Hacker News new | ask | show | jobs
by michaelochurch 4884 days ago
Convex vs. concave. See: http://michaelochurch.wordpress.com/2012/11/12/the-end-of-ma...

The old-style, industrial-era education was based on limiting mistakes and reducing variance. Produce 100 widgets, by deadline X, with low variation. Reliable, low-variance work is still important, but machines do it a lot better than we do.

We've handed the concave world over to machines. They do that stuff far better than we can. Now the only marketable human labor is the convex stuff where the variance-reducing approach that has characterized 200+ years of industrial capitalism fails (because when the input-output curve is convex, you want variance).

The way we do things in the U.S. is ideal for the concave world and utterly incapable of preparing people for convex work, in which autonomy is no longer a rare reward but a prerequisite for producing quality work.

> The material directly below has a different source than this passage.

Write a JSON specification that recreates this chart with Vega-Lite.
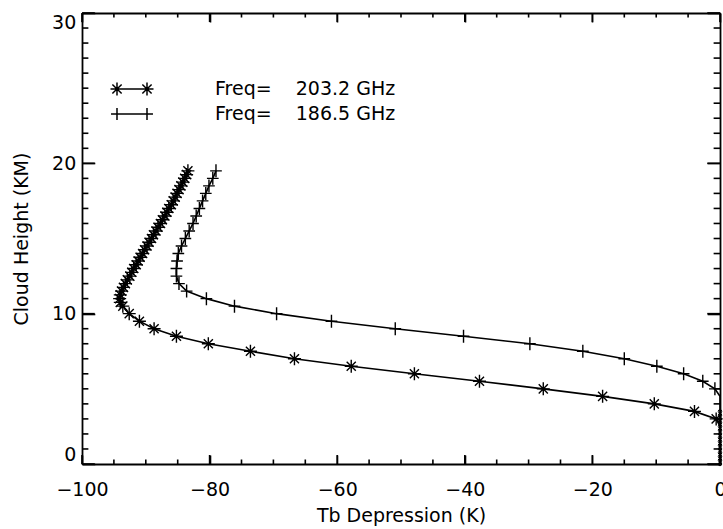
{
  "$schema": "https://vega.github.io/schema/vega-lite/v6.json",
  "width": 638,
  "height": 451,
  "autosize": {"type": "none"},
  "padding": {"left": 82, "top": 13, "right": 3, "bottom": 65},
  "background": "white",
  "config": {
    "view": {"stroke": null},
    "axis": {
      "grid": false,
      "domainColor": "black",
      "domainWidth": 1.8,
      "tickColor": "black",
      "tickWidth": 1.6,
      "labelFont": "DejaVu Sans",
      "labelFontSize": 19,
      "labelColor": "black",
      "titleFont": "DejaVu Sans",
      "titleFontSize": 19,
      "titleFontWeight": "normal",
      "titleColor": "black",
      "labelOverlap": false
    }
  },
  "datasets": {
    "series": [
      {"freq": "203.2", "h": 0, "tb": 0},
      {"freq": "203.2", "h": 0.5, "tb": 0},
      {"freq": "203.2", "h": 1.0, "tb": 0},
      {"freq": "203.2", "h": 1.5, "tb": 0},
      {"freq": "203.2", "h": 2.0, "tb": 0},
      {"freq": "203.2", "h": 2.5, "tb": 0},
      {"freq": "203.2", "h": 3.0, "tb": -0.6},
      {"freq": "203.2", "h": 3.5, "tb": -4.0},
      {"freq": "203.2", "h": 4.0, "tb": -10.3},
      {"freq": "203.2", "h": 4.5, "tb": -18.4},
      {"freq": "203.2", "h": 5.0, "tb": -27.7},
      {"freq": "203.2", "h": 5.5, "tb": -37.7},
      {"freq": "203.2", "h": 6.0, "tb": -47.9},
      {"freq": "203.2", "h": 6.5, "tb": -57.8},
      {"freq": "203.2", "h": 7.0, "tb": -66.7},
      {"freq": "203.2", "h": 7.5, "tb": -73.6},
      {"freq": "203.2", "h": 8.0, "tb": -80.2},
      {"freq": "203.2", "h": 8.5, "tb": -85.2},
      {"freq": "203.2", "h": 9.0, "tb": -88.7},
      {"freq": "203.2", "h": 9.5, "tb": -91.0},
      {"freq": "203.2", "h": 10.0, "tb": -92.6},
      {"freq": "203.2", "h": 10.5, "tb": -93.6},
      {"freq": "203.2", "h": 10.75, "tb": -94.0},
      {"freq": "203.2", "h": 11.0, "tb": -94.1},
      {"freq": "203.2", "h": 11.25, "tb": -94.0},
      {"freq": "203.2", "h": 11.5, "tb": -93.8},
      {"freq": "203.2", "h": 11.75, "tb": -93.5},
      {"freq": "203.2", "h": 12.0, "tb": -93.2},
      {"freq": "203.2", "h": 12.25, "tb": -92.9},
      {"freq": "203.2", "h": 12.5, "tb": -92.5},
      {"freq": "203.2", "h": 12.75, "tb": -92.2},
      {"freq": "203.2", "h": 13.0, "tb": -91.9},
      {"freq": "203.2", "h": 13.25, "tb": -91.5},
      {"freq": "203.2", "h": 13.5, "tb": -91.2},
      {"freq": "203.2", "h": 13.75, "tb": -90.9},
      {"freq": "203.2", "h": 14.0, "tb": -90.5},
      {"freq": "203.2", "h": 14.25, "tb": -90.2},
      {"freq": "203.2", "h": 14.5, "tb": -89.8},
      {"freq": "203.2", "h": 14.75, "tb": -89.5},
      {"freq": "203.2", "h": 15.0, "tb": -89.1},
      {"freq": "203.2", "h": 15.25, "tb": -88.8},
      {"freq": "203.2", "h": 15.5, "tb": -88.4},
      {"freq": "203.2", "h": 15.75, "tb": -88.1},
      {"freq": "203.2", "h": 16.0, "tb": -87.7},
      {"freq": "203.2", "h": 16.25, "tb": -87.4},
      {"freq": "203.2", "h": 16.5, "tb": -87.0},
      {"freq": "203.2", "h": 16.75, "tb": -86.7},
      {"freq": "203.2", "h": 17.0, "tb": -86.4},
      {"freq": "203.2", "h": 17.25, "tb": -86.0},
      {"freq": "203.2", "h": 17.5, "tb": -85.7},
      {"freq": "203.2", "h": 17.75, "tb": -85.4},
      {"freq": "203.2", "h": 18.0, "tb": -85.1},
      {"freq": "203.2", "h": 18.25, "tb": -84.8},
      {"freq": "203.2", "h": 18.5, "tb": -84.5},
      {"freq": "203.2", "h": 18.75, "tb": -84.2},
      {"freq": "203.2", "h": 19.0, "tb": -83.9},
      {"freq": "203.2", "h": 19.25, "tb": -83.6},
      {"freq": "203.2", "h": 19.5, "tb": -83.4},
      {"freq": "186.5", "h": 0, "tb": 0},
      {"freq": "186.5", "h": 0.5, "tb": 0},
      {"freq": "186.5", "h": 1.0, "tb": 0},
      {"freq": "186.5", "h": 1.5, "tb": 0},
      {"freq": "186.5", "h": 2.0, "tb": 0},
      {"freq": "186.5", "h": 2.5, "tb": 0},
      {"freq": "186.5", "h": 3.0, "tb": 0},
      {"freq": "186.5", "h": 3.5, "tb": 0},
      {"freq": "186.5", "h": 4.0, "tb": 0},
      {"freq": "186.5", "h": 4.5, "tb": 0},
      {"freq": "186.5", "h": 5.0, "tb": -0.8},
      {"freq": "186.5", "h": 5.5, "tb": -2.7},
      {"freq": "186.5", "h": 6.0, "tb": -5.7},
      {"freq": "186.5", "h": 6.5, "tb": -9.9},
      {"freq": "186.5", "h": 7.0, "tb": -15.0},
      {"freq": "186.5", "h": 7.5, "tb": -21.5},
      {"freq": "186.5", "h": 8.0, "tb": -29.8},
      {"freq": "186.5", "h": 8.5, "tb": -40.2},
      {"freq": "186.5", "h": 9.0, "tb": -50.9},
      {"freq": "186.5", "h": 9.5, "tb": -60.9},
      {"freq": "186.5", "h": 10.0, "tb": -69.5},
      {"freq": "186.5", "h": 10.5, "tb": -76.1},
      {"freq": "186.5", "h": 11.0, "tb": -80.5},
      {"freq": "186.5", "h": 11.5, "tb": -83.6},
      {"freq": "186.5", "h": 12.0, "tb": -84.8},
      {"freq": "186.5", "h": 12.5, "tb": -85.2},
      {"freq": "186.5", "h": 13.0, "tb": -85.2},
      {"freq": "186.5", "h": 13.5, "tb": -85.1},
      {"freq": "186.5", "h": 14.0, "tb": -84.9},
      {"freq": "186.5", "h": 14.5, "tb": -84.4},
      {"freq": "186.5", "h": 15.0, "tb": -83.8},
      {"freq": "186.5", "h": 15.5, "tb": -83.2},
      {"freq": "186.5", "h": 16.0, "tb": -82.6},
      {"freq": "186.5", "h": 16.5, "tb": -82.1},
      {"freq": "186.5", "h": 17.0, "tb": -81.6},
      {"freq": "186.5", "h": 17.5, "tb": -81.1},
      {"freq": "186.5", "h": 18.0, "tb": -80.6},
      {"freq": "186.5", "h": 18.5, "tb": -80.1},
      {"freq": "186.5", "h": 19.0, "tb": -79.5},
      {"freq": "186.5", "h": 19.5, "tb": -79.0}
    ],
    "zero": [
      {"h": 0, "tb": 0}, {"h": 0.25, "tb": 0}, {"h": 0.5, "tb": 0}, {"h": 0.75, "tb": 0},
      {"h": 1.0, "tb": 0}, {"h": 1.25, "tb": 0}, {"h": 1.5, "tb": 0}, {"h": 1.75, "tb": 0},
      {"h": 2.0, "tb": 0}, {"h": 2.25, "tb": 0}, {"h": 2.5, "tb": 0}, {"h": 2.75, "tb": 0},
      {"h": 3.0, "tb": 0}, {"h": 3.25, "tb": 0}, {"h": 3.5, "tb": 0}
    ],
    "xmajor": [{"v": -100}, {"v": -80}, {"v": -60}, {"v": -40}, {"v": -20}, {"v": 0}],
    "xminor": [
      {"v": -95}, {"v": -90}, {"v": -85}, {"v": -75}, {"v": -70}, {"v": -65},
      {"v": -55}, {"v": -50}, {"v": -45}, {"v": -35}, {"v": -30}, {"v": -25},
      {"v": -15}, {"v": -10}, {"v": -5}
    ],
    "ymajor": [{"v": 0}, {"v": 10}, {"v": 20}, {"v": 30}],
    "yminor": [
      {"v": 1}, {"v": 2}, {"v": 3}, {"v": 4}, {"v": 5}, {"v": 6}, {"v": 7}, {"v": 8}, {"v": 9},
      {"v": 11}, {"v": 12}, {"v": 13}, {"v": 14}, {"v": 15}, {"v": 16}, {"v": 17}, {"v": 18}, {"v": 19},
      {"v": 21}, {"v": 22}, {"v": 23}, {"v": 24}, {"v": 25}, {"v": 26}, {"v": 27}, {"v": 28}, {"v": 29}
    ]
  },
  "layer": [
    {
      "data": {"name": "series"},
      "mark": {"type": "line", "color": "black", "strokeWidth": 1.6},
      "encoding": {
        "x": {
          "field": "tb", "type": "quantitative",
          "scale": {"domain": [-100, 0], "nice": false, "zero": false},
          "axis": {
            "orient": "bottom", "offset": 0,
            "title": "Tb Depression (K)",
            "values": [-100, -80, -60, -40, -20, 0],
            "tickSize": -9,
            "labelFlush": false,
            "labelPadding": 25,
            "titlePadding": 7
          }
        },
        "y": {
          "field": "h", "type": "quantitative",
          "scale": {"domain": [0, 30], "nice": false, "zero": false},
          "axis": {
            "orient": "left", "offset": 0,
            "title": "Cloud Height (KM)",
            "values": [0, 10, 20, 30],
            "tickSize": -12.8,
            "labelPadding": 19,
            "labelFlush": true,
            "titlePadding": 20
          }
        },
        "detail": {"field": "freq"},
        "order": {"field": "h", "type": "quantitative"}
      }
    },
    {
      "data": {"name": "zero"},
      "mark": {"type": "point", "shape": "circle", "filled": false, "stroke": "black", "strokeWidth": 1, "size": 12, "opacity": 1},
      "encoding": {
        "x": {
          "field": "tb", "type": "quantitative",
          "scale": {"domain": [-100, 0], "nice": false, "zero": false},
          "axis": {
            "orient": "top", "offset": 0, "title": null, "labels": false,
            "values": [-100, -80, -60, -40, -20, 0],
            "tickSize": -9
          }
        },
        "y": {
          "field": "h", "type": "quantitative",
          "scale": {"domain": [0, 30], "nice": false, "zero": false},
          "axis": {
            "orient": "right", "offset": 0, "title": null, "labels": false,
            "values": [0, 10, 20, 30],
            "tickSize": -12.8
          }
        }
      }
    },
    {
      "data": {"name": "xmajor"},
      "mark": {"type": "rule", "color": "black", "strokeWidth": 1.6},
      "encoding": {
        "x": {"field": "v", "type": "quantitative", "axis": null},
        "y": {"datum": 0, "type": "quantitative", "axis": null},
        "y2": {"datum": 0.6}
      }
    },
    {
      "data": {"name": "xmajor"},
      "mark": {"type": "rule", "color": "black", "strokeWidth": 1.6},
      "encoding": {
        "x": {"field": "v", "type": "quantitative", "axis": null},
        "y": {"datum": 30, "type": "quantitative", "axis": null},
        "y2": {"datum": 29.4}
      }
    },
    {
      "data": {"name": "xminor"},
      "mark": {"type": "rule", "color": "black", "strokeWidth": 1.6},
      "encoding": {
        "x": {"field": "v", "type": "quantitative", "axis": null},
        "y": {"datum": 0, "type": "quantitative", "axis": null},
        "y2": {"datum": 0.3}
      }
    },
    {
      "data": {"name": "xminor"},
      "mark": {"type": "rule", "color": "black", "strokeWidth": 1.6},
      "encoding": {
        "x": {"field": "v", "type": "quantitative", "axis": null},
        "y": {"datum": 30, "type": "quantitative", "axis": null},
        "y2": {"datum": 29.7}
      }
    },
    {
      "data": {"name": "ymajor"},
      "mark": {"type": "rule", "color": "black", "strokeWidth": 1.6},
      "encoding": {
        "y": {"field": "v", "type": "quantitative", "axis": null},
        "x": {"datum": -100, "type": "quantitative", "axis": null},
        "x2": {"datum": -98}
      }
    },
    {
      "data": {"name": "ymajor"},
      "mark": {"type": "rule", "color": "black", "strokeWidth": 1.6},
      "encoding": {
        "y": {"field": "v", "type": "quantitative", "axis": null},
        "x": {"datum": 0, "type": "quantitative", "axis": null},
        "x2": {"datum": -2}
      }
    },
    {
      "data": {"name": "yminor"},
      "mark": {"type": "rule", "color": "black", "strokeWidth": 1.6},
      "encoding": {
        "y": {"field": "v", "type": "quantitative", "axis": null},
        "x": {"datum": -100, "type": "quantitative", "axis": null},
        "x2": {"datum": -99}
      }
    },
    {
      "data": {"name": "yminor"},
      "mark": {"type": "rule", "color": "black", "strokeWidth": 1.6},
      "encoding": {
        "y": {"field": "v", "type": "quantitative", "axis": null},
        "x": {"datum": 0, "type": "quantitative", "axis": null},
        "x2": {"datum": -1}
      }
    },
    {
      "data": {"name": "series"},
      "transform": [{"filter": "datum.tb < 0"}],
      "mark": {"type": "point", "filled": false, "stroke": "black", "strokeWidth": 1.4, "size": 169, "opacity": 1},
      "encoding": {
        "x": {"field": "tb", "type": "quantitative", "axis": null},
        "y": {"field": "h", "type": "quantitative", "axis": null},
        "shape": {
          "field": "freq", "type": "nominal",
          "scale": {
            "domain": ["203.2", "186.5"],
            "range": [
              "M-1,0L1,0M0,-1L0,1M-0.7,-0.7L0.7,0.7M-0.7,0.7L0.7,-0.7",
              "M-0.9,0L0.9,0M0,-1L0,1"
            ]
          },
          "legend": null
        }
      }
    },
    {
      "data": {"name": "series"},
      "transform": [{"filter": "false"}],
      "mark": {"type": "point", "filled": false, "stroke": "black", "strokeWidth": 1.5, "size": 324, "opacity": 1},
      "encoding": {
        "x": {"field": "tb", "type": "quantitative", "axis": null},
        "y": {"field": "h", "type": "quantitative", "axis": null},
        "shape": {
          "field": "freq", "type": "nominal",
          "scale": {
            "domain": ["203.2", "186.5"],
            "range": [
              "M-1.667,0L1.667,0M-2.39,0L-0.94,0M-1.667,-0.72L-1.667,0.72M-2.18,-0.51L-1.15,0.51M-2.18,0.51L-1.15,-0.51M0.94,0L2.39,0M1.667,-0.72L1.667,0.72M1.15,-0.51L2.18,0.51M1.15,0.51L2.18,-0.51",
              "M-1.667,0L1.667,0M-2.33,0L-1.0,0M-1.667,-0.667L-1.667,0.667M1.0,0L2.33,0M1.667,-0.667L1.667,0.667"
            ]
          },
          "legend": {
            "orient": "none",
            "legendX": 40,
            "legendY": 66,
            "title": null,
            "padding": 0,
            "symbolSize": 324,
            "symbolStrokeWidth": 1.5,
            "symbolStrokeColor": "black",
            "symbolFillColor": "transparent",
            "labelOffset": 73,
            "labelLimit": 400,
            "rowPadding": 5,
            "labelFont": "DejaVu Sans",
            "labelFontSize": 19,
            "labelColor": "black",
            "labelExpr": "'Freq=\u00a0\u00a0\u00a0\u00a0' + datum.label + ' GHz'"
          }
        }
      }
    }
  ],
  "resolve": {"axis": {"x": "independent", "y": "independent"}, "scale": {"shape": "independent"}}
}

It's not just education that has become outmoded. Our attitudes have as well. We understand natively that both talent (to be judged at best) and character (to be judged at worst) are important in assessing other people (building teams, choosing leaders) but we also conflate superficial reliability with character, to disastrous results. It turns out that the people who most easily maximize superficial reliability ("team players") are often the people of the worst character (psychopaths).

The educational process is designed to (a) inculcate reliability appropriate to a concave world, and (b) prime the smartest people for a world in which superficial reliability will be the main criterion for advancement.